Visconti Romano, con aquella voz engolada de barítono retirado, le llamaba El Tambo. A veces con tono que parecía despreciativo y otras cariñoso. El nombre provenía -según las mentas de los que tienen más años que yo- de que a principios de siglo un vascuence noblete y tozudo se había instalado en aquel lugar y con la ayuda de tres o cuatro ubres generosas surtía de alimento vital al vecindario.
Hasta que un día una severa ordenanza municipal barrió con todos los tambos ubicados en el perímetro urbano y allá marchó el lechero con sus vaquitas, sus tarros y sus plantillas. Montevideo ya había dejado de ser una aldea. Y para justificar su categoría de ciudad con pretensiones necesitaba un cabaret. Uno más, porque el Moulin Rouge ya no alcanzaba para calmar las ansias de relajo de los muchachos divertidos de la época.
Y allí, de las cenizas del tambo, surgió el Royal Pigall. Según la literatura tanguera un antro de perversión, escenario de orgías desenfrenadas, en el que las flores de fango iniciaban el trágico camino que fatalmente desembocaba en el hospital. Pero la verdad es que los letristas de tango -en general- éramos por aquellos tiempos, además de cursis, exagerados.

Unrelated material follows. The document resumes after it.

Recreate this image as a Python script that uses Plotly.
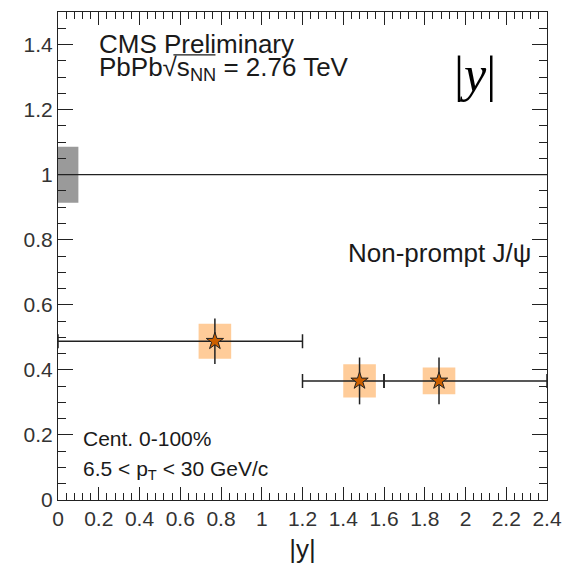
import plotly.graph_objects as go

# Rapidity bins and nuclear modification factor for non-prompt J/psi
bin_lo = [0.0, 1.2, 1.6]
bin_hi = [1.2, 1.6, 2.4]
y_mean = [0.77, 1.48, 1.87]
raa = [0.488, 0.366, 0.366]
stat_err = [0.070, 0.072, 0.072]
syst_err = [0.054, 0.051, 0.041]
syst_halfwidth = [0.08, 0.08, 0.08]

# Global uncertainty band at unity
global_unc = 0.086
global_box_width = 0.1

x_tickvals = [0, 0.2, 0.4, 0.6, 0.8, 1, 1.2, 1.4, 1.6, 1.8, 2, 2.2, 2.4]
x_ticktext = ["0", "0.2", "0.4", "0.6", "0.8", "1", "1.2", "1.4", "1.6", "1.8", "2", "2.2", "2.4"]
y_tickvals = [0, 0.2, 0.4, 0.6, 0.8, 1, 1.2, 1.4]
y_ticktext = ["0", "0.2", "0.4", "0.6", "0.8", "1", "1.2", "1.4"]

FONT = "Liberation Sans, Arial, sans-serif"
TXT = "#1a1a1a"
BOX = "#ffcc99"
STAR = "#cc5f00"

fig = go.Figure()

shapes = []
# global uncertainty
shapes.append(dict(type="rect", xref="x", yref="y", x0=0, x1=global_box_width,
                   y0=1 - global_unc, y1=1 + global_unc,
                   fillcolor="#9a9a9a", line=dict(width=0), layer="below"))
# unity line
shapes.append(dict(type="line", xref="x", yref="y", x0=0, x1=2.4, y0=1, y1=1,
                   line=dict(color="#222", width=1.2), layer="below"))
# systematic boxes
for xm, v, s, hw in zip(y_mean, raa, syst_err, syst_halfwidth):
    shapes.append(dict(type="rect", xref="x", yref="y", x0=xm - hw, x1=xm + hw,
                       y0=v - s, y1=v + s, fillcolor=BOX,
                       line=dict(width=0), layer="below"))
# overline of the square root sign
shapes.append(dict(type="line", xref="paper", yref="paper",
                   x0=0.236, x1=0.322, y0=0.912, y1=0.912,
                   line=dict(color=TXT, width=1.2)))

fig.add_trace(go.Scatter(
    x=y_mean, y=raa, mode="markers",
    marker=dict(symbol="star", size=13, color=STAR,
                line=dict(color="#222", width=1)),
    error_x=dict(type="data", symmetric=False,
                 array=[h - x for h, x in zip(bin_hi, y_mean)],
                 arrayminus=[x - l for l, x in zip(bin_lo, y_mean)],
                 color="#222", thickness=1.5, width=7),
    error_y=dict(type="data", array=stat_err, color="#222",
                 thickness=1.5, width=0),
    showlegend=False, cliponaxis=False,
))

axis_common = dict(
    showgrid=False, zeroline=False, showline=True, linecolor="#222",
    linewidth=1.2, mirror="ticks", ticks="inside", tickcolor="#222",
    tickwidth=1.2, tickfont=dict(family=FONT, size=21, color="#333"),
    automargin=False,
)

fig.update_xaxes(
    range=[0, 2.4], tickvals=x_tickvals, ticktext=x_ticktext, ticklen=13,
    minor=dict(dtick=0.04, tick0=0, ticklen=7, ticks="inside",
               tickcolor="#222", tickwidth=1.2),
    title=dict(text="|y|", font=dict(family=FONT, size=26, color=TXT),
               standoff=10),
    **axis_common,
)
fig.update_yaxes(
    range=[0, 1.5], tickvals=y_tickvals, ticktext=y_ticktext, ticklen=15,
    minor=dict(dtick=0.05, tick0=0, ticklen=8, ticks="inside",
               tickcolor="#222", tickwidth=1.2),
    **axis_common,
)

annotations = [
    dict(text="CMS Preliminary", x=0.08, y=0.969, size=26),
    dict(text="PbPb√s<sub>NN</sub> = 2.76 TeV", x=0.08, y=0.923, size=26),
    dict(text="Non-prompt J/ψ", x=0.588, y=0.507, size=26, yanchor="middle"),
    dict(text="Cent. 0-100%", x=0.047, y=0.127, size=21, yanchor="middle"),
    dict(text="6.5 < p<sub>T</sub> < 30 GeV/c", x=0.047, y=0.062, size=21,
         yanchor="middle"),
]
for a in annotations:
    fig.add_annotation(
        text=a["text"], xref="paper", yref="paper", x=a["x"], y=a["y"],
        xanchor="left", yanchor=a.get("yanchor", "top"), showarrow=False,
        font=dict(family=FONT, size=a["size"], color=TXT),
    )
fig.add_annotation(
    text="|<i>y</i>|", xref="paper", yref="paper", x=0.853, y=0.872,
    xanchor="center", yanchor="middle", showarrow=False,
    font=dict(family="Liberation Serif, DejaVu Serif, serif", size=50, color="#000"),
)

fig.update_layout(
    width=564, height=570,
    margin=dict(l=58, r=17, t=12, b=70, autoexpand=False),
    paper_bgcolor="white", plot_bgcolor="white",
    shapes=shapes,
)

fig.write_html("out.html")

El Pigall era un lugar de diversión. La última etapa de todas las despedidas de soltero, de todas las alegrías encendidas por un ascenso o por un viaje, de todas las fijas acertadas en Maroñas. Esa era la clientela que se podría llamar variable. La de los sábados y los domingos. Pero estaban además -y esa era la salsa del cabaret- las barras de habitúes. Las de los bacanes y las de los patos.
En las mesas de los bacanes, champagne, mujeres caras, Partagás de un metro, propinas de príncipe y una corte numerosa de adulones siempre pronta a festejar ruidosamente los desplantes o las ganzadas del patrón.